Sarah Annesley is a Printmaking BFA at SUNY New Paltz in her senior year. She works primarily with the human figure and some portraiture. She Enjoys using water media in her work as well. More of her work can be viewed on her website.

Sharmistha Ray, Growing Up in an Islamic Culture as an Indian Lesbian Artist

Artist Sharmistha Ray has spent her life moving between India, the Middle East and the United States, discovering, layer by layer, her own sense of self, sexual identity and artistic vision in contrast or harmony with each new environment. Now, as her latest exhibition Reflections + Transformations is set to open at the Aicon Gallery in New York City on October 24, she tells the TED Blog about how her journey has unfolded so far, taking her from figurative art to abstraction and back to vibrant colors and lush, sensual textures that celebrate and reclaim the female body.

“Growing up gay in a traditional Indian family in an Islamic society in Kuwait also created its own displacement. I experienced oppression very early on within my family and society. My sexuality, which started to emerge in my early teens, was a terrifying realization for me. I lived in mortal fear of anyone knowing my dark secret. But ironically, the fear also bore my love for art. It was through art that I was finally able to find my own voice.”

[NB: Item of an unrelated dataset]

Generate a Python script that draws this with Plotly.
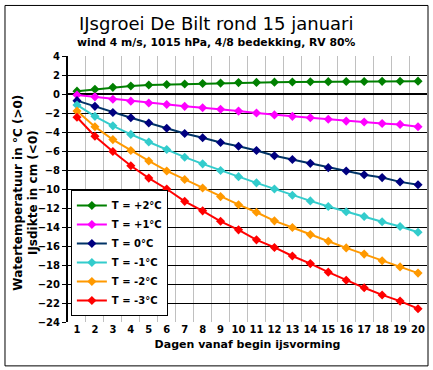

I find that this speaks volumes and has relevance to many issues. Many artists express that their life struggles and internal battles fuel their art and that their most difficult times result in some of their best art. Sharmistha certainly has plenty of content to reflect upon. Religious issues and conflicts with feminism and sexuality as well as her own sexuality in the context of her Indian heritage, and then what all of that means for her as a contemporary artist. This results in not only an intriguing interview with, but can be viewed in her vivid and unique art itself.